Как обычно, построились на поверку. Было прохладное утро, и все ежились и прижимались друг к другу. Нас пересчитали, записали номера. Заехал в ворота фургон с хлебом, и вдруг мы услышали вой сирены. Это была не обычная сирена воздушной тревоги, а, как говорили немцы, "панцер-аларм" - танковая тревога. Это означало, что в Дахау начались танковые бои. Это было 29 апреля 1945 года, 10 часов утра. Под треск пулеметов я получил последнюю лагерную порцию хлеба. Еще через несколько минут на вышке, где всегда сидели эсэсовцы, вдруг появился белый флаг, сделанный наспех из нижней рубашки. Они наконец-то поняли, то проиграли окончательно и с поднятыми руками ожидали дальнейшей своей участи.
.............................
"Сегодня, 21 мая 1947 года, перед Советским Военным Трибуналом в составе таком-то стоят двое советских граждан - Завилевич Рахиля Соломоновна и ее сын Борис Михайлович.

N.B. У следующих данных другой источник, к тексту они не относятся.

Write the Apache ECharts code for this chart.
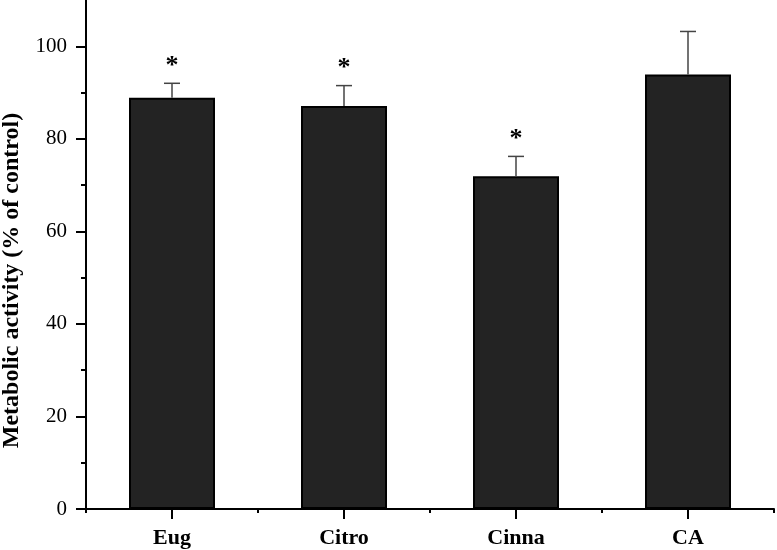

Мать проживала в Западной Германии, не желая возвращаться на Родину, незаконно перебралась в Советскую зону Германии, чтобы забрать с собой на запад сына, Бориса Михайловича, и вместе с ним совершить измену Родине... Военный трибунал принял единогласное решение: согласно статьи 58 УК СССР за измену Родине осудить Рахилю Соломоновну на 10 лет лишения свободы и на 3 года поражения в правах с содержанием в трудовых лагерях общего режима. Ее сына, Бориса Михайловича, осудить по статье 58 прим. 19 УК СССР (попытка) и назначить ему также срок заключения 10 лет лишения свободы с содержанием в трудовых лагерях общего режима и 3 года поражения в правах. Данный приговор окончательный и обжалованию не подлежит. Срок заключения считать со дня задержания 13 декабря 1946 года. Подписи членов Военного Трибунала. Суд закончен, заключенных можно увести".
Я стоял, как вкопанный, и ничего не понимал. Десять лет! Десять лет жизни - за что? Я успел поцеловать маму и конвоиры развели нас. Меня вернули в тюрьму, но на сей раз уже в камеру осужденных. Теперь я уже был "полный зек". Мысли все время возвращались к маме, ей исполнилось 47 лет, из них 4 года - в гетто и концлагере, теперь опять 10 лет лагерей. Сколько человек может выдержать?